Ontario MPP
- In office 1985–1987
- Preceded by: Frank Drea
- Succeeded by: Cindy Nicholas
- Constituency: Scarborough Centre

Personal details
- Born: September 1, 1939 Toronto, Ontario, Canada
- Died: September 15, 2025 (aged 86)
- Party: Progressive Conservative
- Spouse: Linda (nee Park)
- Profession: Anglican priest

= William C. Davis (Canadian politician) =

Canadian politician (1939–2025)

William C. Davis (September 1, 1939 – September 15, 2025) was a Canadian politician. He was a Progressive Conservative member of the Legislative Assembly of Ontario from 1985 to 1987 who represented the riding of Scarborough Centre.

==Background==
Davis was born in Toronto, Ontario, and educated at York University and the Montreal Diocesan Theological College. He became an Anglican priest, and was chair of the Scarborough Board of Education.

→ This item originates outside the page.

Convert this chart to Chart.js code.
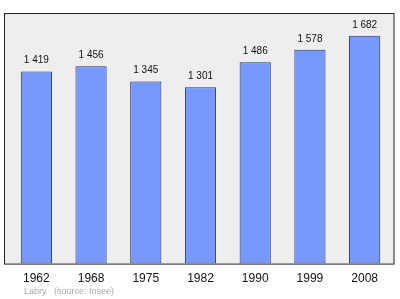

Davis died on September 15, 2025, at the age of 86.

==Politics==
Davis was elected to the Ontario legislature in the 1985 provincial election, defeating Liberal candidate Gerald Lennon by 359 votes in Scarborough Centre. The Progressive Conservatives won a narrow plurality of seats in this election, and Davis briefly served as a backbench supporter of Frank Miller's administration before the PCs were defeated in the house. He served for two years as a member of the opposition, and was his party's critic for Education and Community and Social Services. He finished third against Liberal Cindy Nicholas in the 1987 election.